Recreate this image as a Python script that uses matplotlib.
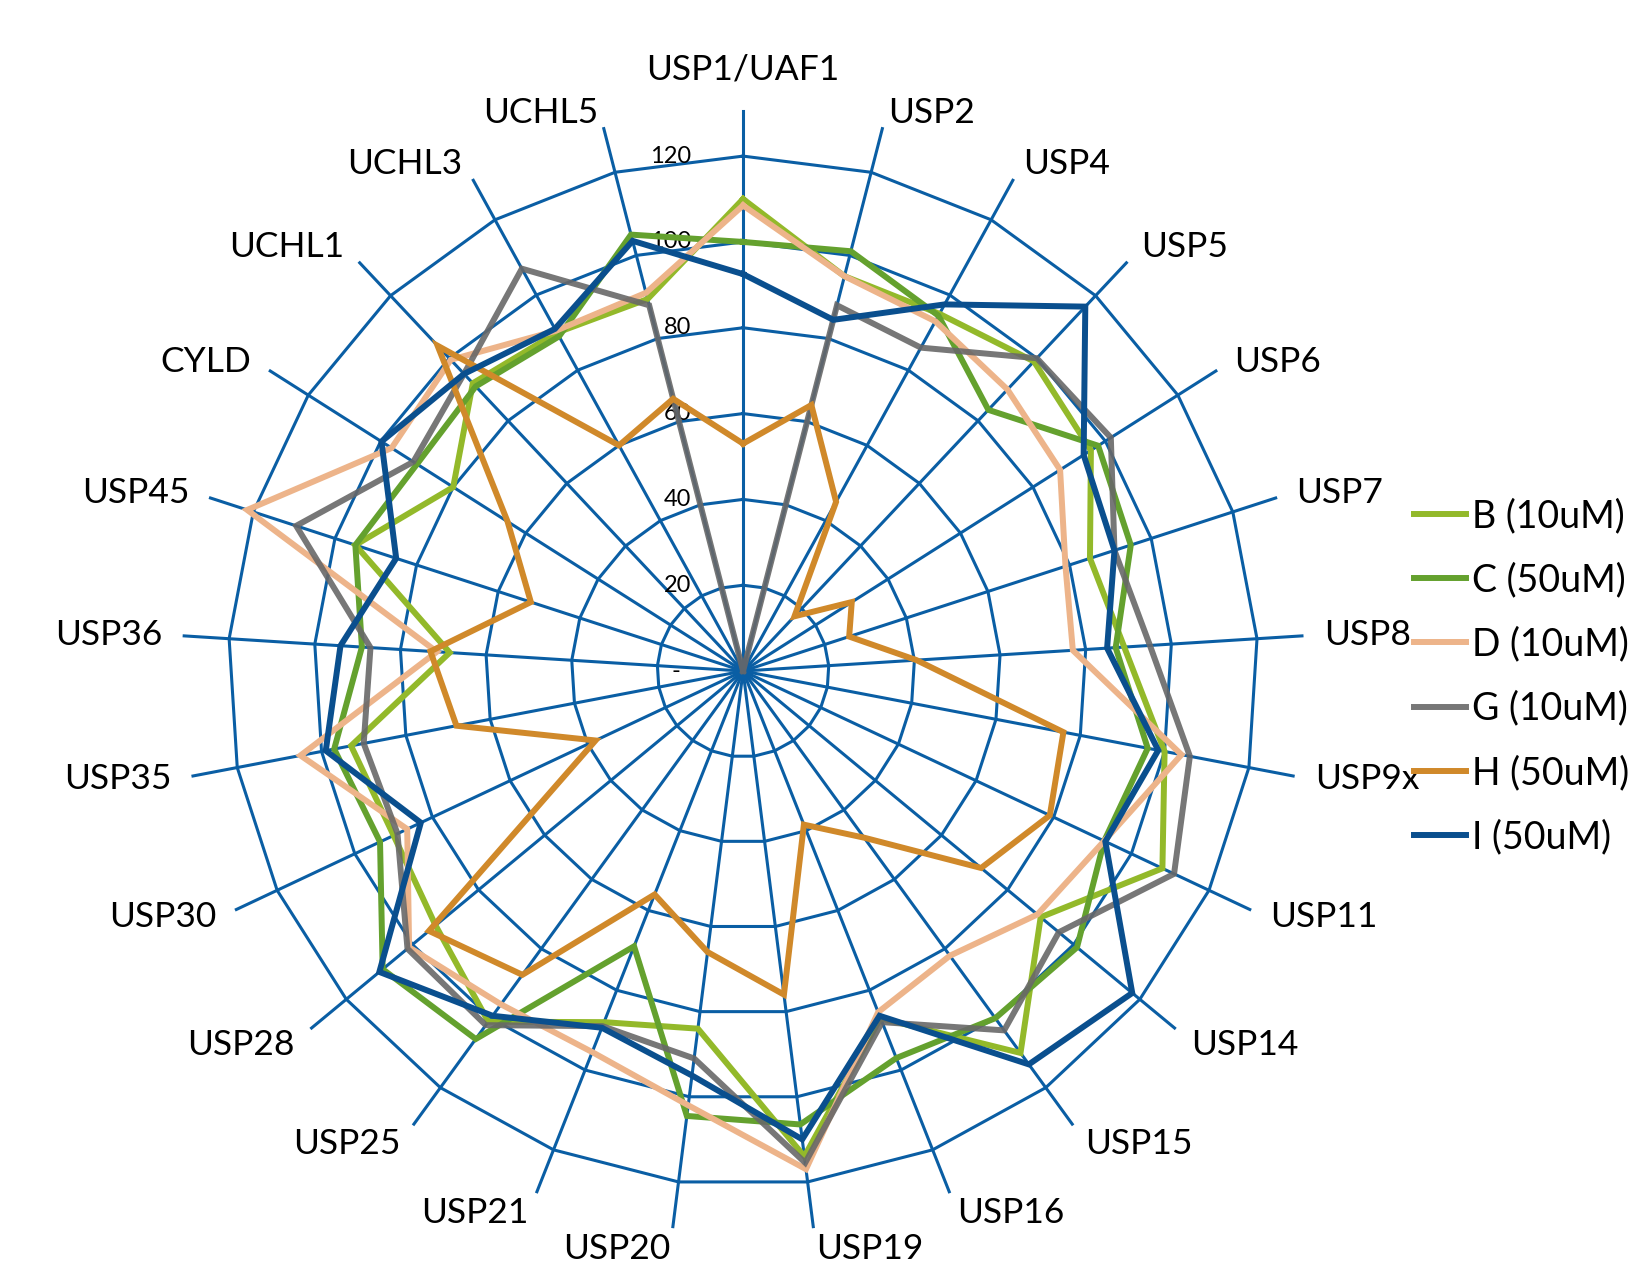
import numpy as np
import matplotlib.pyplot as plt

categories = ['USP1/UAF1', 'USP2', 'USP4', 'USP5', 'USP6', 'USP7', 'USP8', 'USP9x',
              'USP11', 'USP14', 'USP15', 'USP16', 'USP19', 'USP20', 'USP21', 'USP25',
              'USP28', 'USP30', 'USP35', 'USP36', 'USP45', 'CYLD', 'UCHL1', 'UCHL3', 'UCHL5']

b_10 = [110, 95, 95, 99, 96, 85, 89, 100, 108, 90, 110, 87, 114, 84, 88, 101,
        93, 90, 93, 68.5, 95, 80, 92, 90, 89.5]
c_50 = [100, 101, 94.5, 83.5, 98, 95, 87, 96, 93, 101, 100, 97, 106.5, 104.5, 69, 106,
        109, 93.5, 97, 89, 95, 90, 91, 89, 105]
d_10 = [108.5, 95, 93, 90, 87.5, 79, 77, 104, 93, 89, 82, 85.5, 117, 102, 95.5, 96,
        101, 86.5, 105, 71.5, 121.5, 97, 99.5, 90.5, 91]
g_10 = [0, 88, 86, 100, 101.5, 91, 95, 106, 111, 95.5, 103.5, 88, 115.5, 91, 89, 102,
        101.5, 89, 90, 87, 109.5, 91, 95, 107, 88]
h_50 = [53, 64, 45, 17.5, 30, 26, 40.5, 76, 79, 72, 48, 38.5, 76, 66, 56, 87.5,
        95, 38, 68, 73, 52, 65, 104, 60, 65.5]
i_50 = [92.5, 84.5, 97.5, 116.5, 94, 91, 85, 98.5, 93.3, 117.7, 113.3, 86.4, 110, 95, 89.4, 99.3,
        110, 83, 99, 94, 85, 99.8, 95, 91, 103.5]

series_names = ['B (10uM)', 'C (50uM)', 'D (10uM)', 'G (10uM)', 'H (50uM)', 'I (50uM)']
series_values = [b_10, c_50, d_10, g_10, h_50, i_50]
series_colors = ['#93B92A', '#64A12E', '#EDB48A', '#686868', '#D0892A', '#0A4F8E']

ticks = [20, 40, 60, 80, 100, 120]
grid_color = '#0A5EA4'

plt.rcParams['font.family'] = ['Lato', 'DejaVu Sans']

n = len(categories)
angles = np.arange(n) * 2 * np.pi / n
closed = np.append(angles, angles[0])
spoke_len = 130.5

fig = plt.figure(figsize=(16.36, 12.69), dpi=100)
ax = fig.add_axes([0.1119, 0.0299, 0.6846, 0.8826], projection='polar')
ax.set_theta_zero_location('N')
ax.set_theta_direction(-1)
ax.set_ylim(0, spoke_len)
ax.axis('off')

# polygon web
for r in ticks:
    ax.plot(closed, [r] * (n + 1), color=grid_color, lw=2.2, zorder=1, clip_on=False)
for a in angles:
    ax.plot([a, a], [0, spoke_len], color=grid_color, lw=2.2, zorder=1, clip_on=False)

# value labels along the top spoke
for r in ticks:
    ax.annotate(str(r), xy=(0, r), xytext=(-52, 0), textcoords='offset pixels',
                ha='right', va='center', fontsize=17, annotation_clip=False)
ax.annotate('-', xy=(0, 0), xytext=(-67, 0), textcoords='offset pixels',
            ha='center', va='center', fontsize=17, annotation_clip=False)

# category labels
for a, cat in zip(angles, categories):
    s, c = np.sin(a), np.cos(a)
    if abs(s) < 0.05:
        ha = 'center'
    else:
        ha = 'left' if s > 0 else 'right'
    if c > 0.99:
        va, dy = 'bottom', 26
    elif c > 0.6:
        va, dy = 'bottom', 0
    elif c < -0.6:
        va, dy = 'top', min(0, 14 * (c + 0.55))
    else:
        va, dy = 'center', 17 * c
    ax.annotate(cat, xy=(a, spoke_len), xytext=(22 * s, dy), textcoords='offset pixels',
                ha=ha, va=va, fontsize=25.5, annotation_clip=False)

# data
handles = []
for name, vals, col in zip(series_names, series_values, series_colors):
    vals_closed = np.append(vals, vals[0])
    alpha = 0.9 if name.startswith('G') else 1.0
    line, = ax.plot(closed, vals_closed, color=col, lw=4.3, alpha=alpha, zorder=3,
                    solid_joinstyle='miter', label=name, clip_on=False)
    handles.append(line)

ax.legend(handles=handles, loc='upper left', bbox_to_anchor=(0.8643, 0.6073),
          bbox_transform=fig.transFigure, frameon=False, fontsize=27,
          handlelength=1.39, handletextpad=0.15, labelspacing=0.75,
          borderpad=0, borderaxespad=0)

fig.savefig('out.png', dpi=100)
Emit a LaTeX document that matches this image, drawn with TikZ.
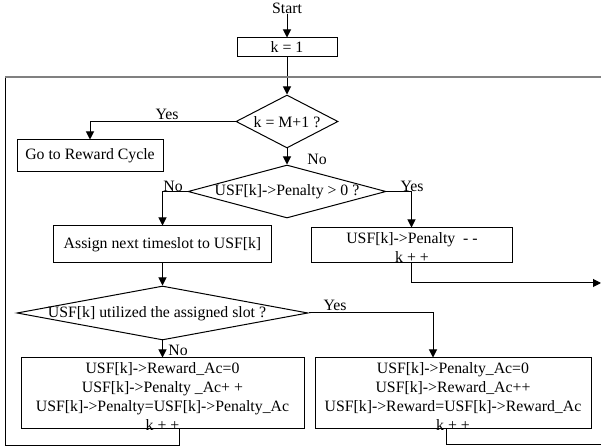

====================

(WORK TO DO) From the entries above, list each line with "that" in it.

(ANSWER FOR THE TASK)
Recreate this image as a Python script that uses matplotlib.
Emit a LaTeX document that matches this image, drawn with TikZ.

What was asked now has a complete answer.